I'm not in the habit of apologising to myself but I will just this once: it's been a long time since I posted anything so, sorry, Mr. Fingers. Nice to come back and see a complete absence of comments; rather like coming home after the summer holiday and finding you haven't been burgled. Still, as I've mentioned before, this blog is for me to record my thoughts and it would appear that I've not had one since last December.
In some ways that's true. Work has been ludicrously, sometimes pleasantly, invasive. Add a few external projects, another choir-training session and the usual demands that the Fingernails present you with and you find yourself happy just to curl up with a good book or a good wife in the evening. The witty and salient comments I dream up on the walk to work immediately get drowned like puppies in a sack as soon as I start working. By the time I leave I'm focussed on hugging the family, having some dinner and a couple of glasses of wine before putting the short people to bed and beating back the tide of often nonsensical e-mails with a sharp stick.
President Sarkozy has plummeted in peoples' estimation. The French like their Head of State to be a composed patrician, tending his EU-subsidised flock with avuncular care whilst reeking of bespoke outfitting and pre-Napoleonic financial reserves. Sarko's mirror shades, jeans, rapper jewellery and Euroslapper wife have not gone down too well in a time when prices for household basics have soared. Even our city has lurched to the left for the first time in Mrs. Fingers' lifetime. Don't bet on the Prez not turning it around, though; the man is a genius of reinvention.
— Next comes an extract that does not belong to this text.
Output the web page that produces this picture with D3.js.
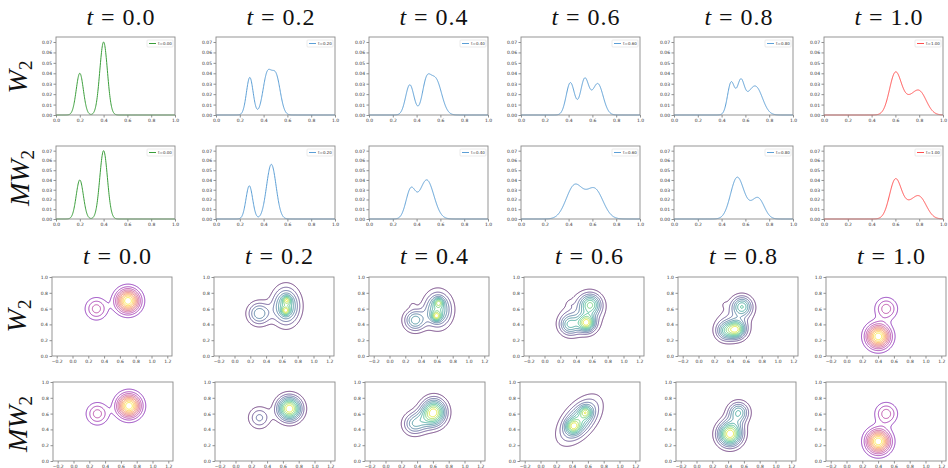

The French have taken the smoking ban lying down. I'd never have thought it from this country, but that's just what's happened. Apart from the odd hunger-striking bar owner, practically no-one has offered any resistence. Seeing as healthy people will ultimately be more of a burden on the social services in later life than smokers it seems a little contradictory to encourage (or force) people to stop smoking if you really want to reduce state debt. Raise the retirement age and encourage people to light up a Marlboro; that way, everyone keels over whilst still contributing to the system. Problem solved.